start Information given

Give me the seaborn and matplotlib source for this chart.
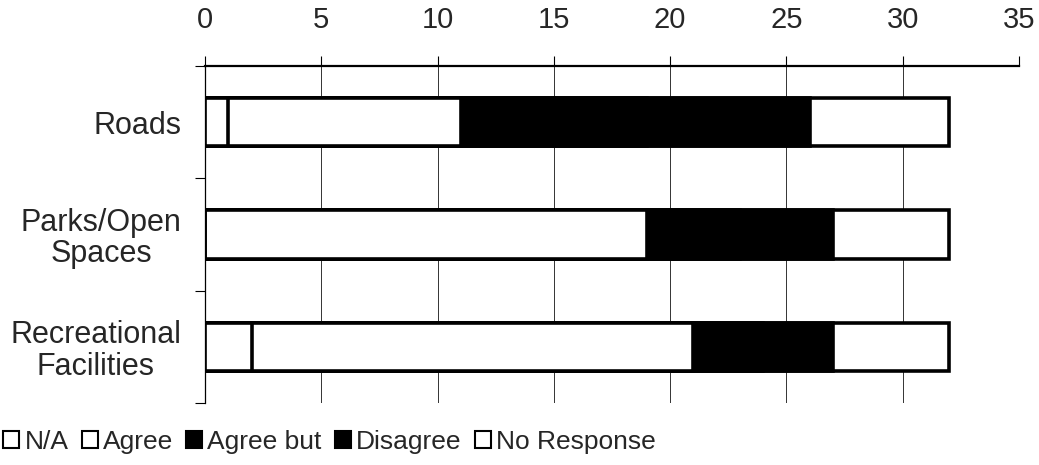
import matplotlib
matplotlib.use("Agg")
import matplotlib.pyplot as plt
import seaborn as sns
import pandas as pd
import numpy as np
from matplotlib.patches import Patch

categories = ["Roads", "Parks/Open\nSpaces", "Recreational\nFacilities"]
series_names = ["N/A", "Agree", "Agree but", "Disagree", "No Response"]
na = [1, 0, 2]
agree = [10, 19, 19]
agree_but = [8, 4, 3]
disagree = [7, 4, 3]
no_response = [6, 5, 5]
series_colors = ["white", "white", "black", "black", "white"]
x_ticks = [0, 5, 10, 15, 20, 25, 30, 35]

sns.set_theme(style="white")
plt.rcParams["font.family"] = ["Liberation Sans", "DejaVu Sans"]

fig = plt.figure(figsize=(10.39, 4.65), dpi=100)
ax = fig.add_axes([0.1973, 0.1333, 0.7834, 0.7247])

vals = np.array([na, agree, agree_but, disagree, no_response], dtype=float)
cum = np.cumsum(vals, axis=0)

# draw from the largest cumulative to the smallest so each segment shows
for i in range(len(series_names) - 1, -1, -1):
    df = pd.DataFrame({"cat": categories, "val": cum[i]})
    sns.barplot(data=df, y="cat", x="val", orient="h", ax=ax,
                color=series_colors[i], edgecolor="black", linewidth=2.6,
                width=0.43, saturation=1)

ax.set_xlim(0, 35)
ax.set_ylim(2.5, -0.5)
ax.set_xticks(x_ticks)
ax.xaxis.tick_top()
ax.set_xlabel("")
ax.set_ylabel("")
ax.tick_params(axis="x", which="major", top=True, bottom=False, direction="out",
               length=7, width=0.8, color="black", labelsize=21, pad=16)
ax.grid(axis="x", color="#333333", linewidth=0.7)
ax.set_axisbelow(True)

ax.set_yticks(range(len(categories)))
ax.set_yticklabels(categories)
ax.set_yticks([-0.5, 0.5, 1.5, 2.5], minor=True)
ax.tick_params(axis="y", which="major", length=0, labelsize=22, pad=17)
ax.tick_params(axis="y", which="minor", left=True, direction="out", length=7,
               width=0.8, color="black")
for lbl in ax.get_yticklabels():
    lbl.set_multialignment("center")
    lbl.set_linespacing(1.05)

for s in ["right", "bottom"]:
    ax.spines[s].set_visible(False)
ax.spines["top"].set_color("black")
ax.spines["top"].set_linewidth(1.6)
ax.spines["left"].set_color("black")
ax.spines["left"].set_linewidth(0.9)

handles = [Patch(facecolor=c, edgecolor="black", linewidth=1.5) for c in series_colors]
fig.legend(handles, series_names, loc="lower left", bbox_to_anchor=(-0.012, -0.01),
           ncol=5, frameon=False, fontsize=19, handlelength=0.6, handleheight=0.6,
           handletextpad=0.2, columnspacing=0.5, borderaxespad=0.2)

fig.savefig("out.png", dpi=100)
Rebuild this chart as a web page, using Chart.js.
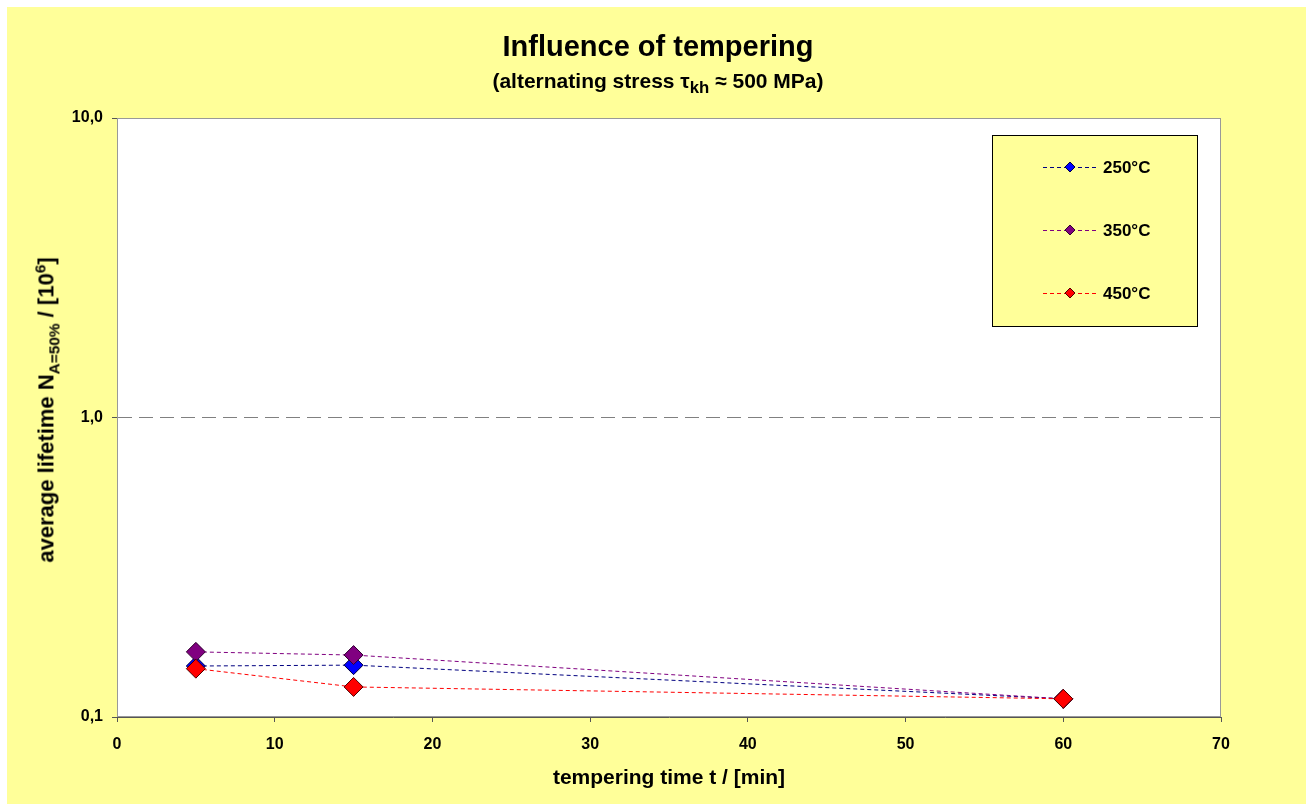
<!DOCTYPE html>
<html>
<head>
<meta charset="utf-8">
<script src="https://cdn.jsdelivr.net/npm/chart.js@4/dist/chart.umd.min.js"></script>
<style>
  body { margin: 0; background: #fff; }
  #wrap { position: relative; width: 1306px; height: 804px; }
  #bg { position: absolute; left: 7px; top: 7px; right: 0; bottom: 0; background: #FFFF99; }
  #chart { position: absolute; left: 0; top: 0; }
  .txt { position: absolute; font-family: "Liberation Sans", Arial, sans-serif; font-weight: bold; color: #000; white-space: nowrap; line-height: 1; }
  #title { left: 658px; top: 46px; transform: translate(-50%, -50%); font-size: 29px; }
  #subtitle { left: 658px; top: 83px; transform: translate(-50%, -50%); font-size: 21px; }
  #subtitle sub { font-size: 0.8em; }
  #ytitle { left: 47px; top: 410px; transform: translate(-50%, -50%) rotate(-90deg); font-size: 22px; }
  #xtitle { left: 669px; top: 776px; transform: translate(-50%, -50%); font-size: 21px; }
  sub, sup { font-size: 0.7em; }
</style>
</head>
<body>
<div id="wrap">
  <div id="bg"></div>
  <canvas id="chart" width="1306" height="804"></canvas>
  <div class="txt" id="title">Influence of tempering</div>
  <div class="txt" id="subtitle">(alternating stress &tau;<sub>kh</sub> &asymp; 500 MPa)</div>
  <div class="txt" id="ytitle">average lifetime N<sub>A=50%</sub> / [10<sup>6</sup>]</div>
  <div class="txt" id="xtitle">tempering time t / [min]</div>
</div>
<script>
let temperTimes = [5, 15, 60];
let labels = ['250°C', '350°C', '450°C'];
let life250 = [0.148, 0.149, 0.115];
let life350 = [0.165, 0.161, 0.115];
let life450 = [0.145, 0.126, 0.115];
let yTicks = [0.1, 1, 10];

let lineColors = ['#000080', '#800080', '#FF0000'];
let markColors = ['#0000FF', '#800080', '#FF0000'];
let markBorders = ['#000040', '#300030', '#500000'];

function points(vals){
    return vals.map((v, i) => ({ x: temperTimes[i], y: v }));
}

function dataset(i, vals){
    return {
        label: labels[i],
        data: points(vals),
        borderColor: lineColors[i],
        borderWidth: 1,
        borderDash: [4, 3],
        backgroundColor: markColors[i],
        pointBackgroundColor: markColors[i],
        pointBorderColor: markBorders[i],
        pointBorderWidth: 1,
        pointStyle: 'rectRot',
        pointRadius: 9.5,
        pointHoverRadius: 9.5,
        order: 3 - i,
        tension: 0
    };
}

// white plot area, frame + boxed legend like the old excel chart
const framePlugin = {
    id: 'frame',
    beforeDraw(chart){
        const a = chart.chartArea, ctx = chart.ctx;
        ctx.save();
        ctx.fillStyle = '#fff';
        ctx.fillRect(a.left, a.top, a.right - a.left, a.bottom - a.top);
        ctx.restore();
    },
    beforeDatasetsDraw(chart){
        const a = chart.chartArea, ctx = chart.ctx;
        ctx.save();
        ctx.strokeStyle = '#999';
        ctx.lineWidth = 1;
        ctx.strokeRect(a.left + 0.5, a.top + 0.5, a.right - a.left - 1, a.bottom - a.top - 1);
        ctx.restore();
    },
    afterDraw(chart){
        const ctx = chart.ctx;
        ctx.save();
        ctx.fillStyle = '#FFFF99';
        ctx.fillRect(992, 135, 205, 191);
        ctx.strokeStyle = '#000';
        ctx.lineWidth = 1;
        ctx.strokeRect(992.5, 135.5, 205, 191);
        chart.data.datasets.forEach((ds, i) => {
            const y = 167 + i * 63;
            ctx.setLineDash([4, 3]);
            ctx.strokeStyle = ds.borderColor;
            ctx.beginPath();
            ctx.moveTo(1043, y + 0.5);
            ctx.lineTo(1097, y + 0.5);
            ctx.stroke();
            ctx.setLineDash([]);
            ctx.fillStyle = ds.pointBackgroundColor;
            ctx.strokeStyle = ds.pointBorderColor;
            ctx.beginPath();
            ctx.moveTo(1070, y - 5);
            ctx.lineTo(1075, y);
            ctx.lineTo(1070, y + 5);
            ctx.lineTo(1065, y);
            ctx.closePath();
            ctx.fill();
            ctx.stroke();
            ctx.fillStyle = '#000';
            ctx.font = 'bold 17px "Liberation Sans", Arial, sans-serif';
            ctx.textBaseline = 'middle';
            ctx.fillText(ds.label, 1103, y + 1);
        });
        ctx.restore();
    }
};

let tickFont = { family: '"Liberation Sans", Arial, sans-serif', size: 16, weight: 'bold' };

let config = {
    type: 'line',
    data: {
        datasets: [dataset(0, life250), dataset(1, life350), dataset(2, life450)]
    },
    options: {
        responsive: false,
        animation: false,
        layout: { padding: { left: 57, top: 118, right: 85, bottom: 47 } },
        plugins: {
            legend: { display: false },
            title: { display: false },
            tooltip: { enabled: false }
        },
        scales: {
            x: {
                type: 'linear',
                min: 0,
                max: 70,
                ticks: { stepSize: 10, color: '#000', font: tickFont, padding: 13, maxRotation: 0 },
                grid: { drawOnChartArea: false, tickLength: 5, tickColor: '#555' },
                border: { color: '#555', width: 1 },
                afterFit(s){ s.height = 40; }
            },
            y: {
                type: 'logarithmic',
                min: 0.1,
                max: 10,
                afterBuildTicks(s){ s.ticks = yTicks.map(v => ({ value: v })); },
                ticks: {
                    color: '#000',
                    font: tickFont,
                    padding: 9,
                    callback: v => Number(v).toFixed(1).replace('.', ',')
                },
                grid: {
                    color: c => (c.tick && c.tick.value === 1) ? '#808080' : 'rgba(0,0,0,0)',
                    tickLength: 5,
                    tickColor: '#555'
                },
                border: {
                    color: '#555',
                    width: 1,
                    dash: c => (c.tick && c.tick.value === 1) ? [14, 7] : []
                },
                afterFit(s){ s.width = 60; }
            }
        }
    },
    plugins: [framePlugin]
};

let chart = new Chart(document.getElementById('chart'), config);
</script>
</body>
</html>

end Information given

» **Stated goal**
Select every line of the material above holding the word "seaborn" and copy it.

» **Task response**
Give me the seaborn and matplotlib source for this chart.
import seaborn as sns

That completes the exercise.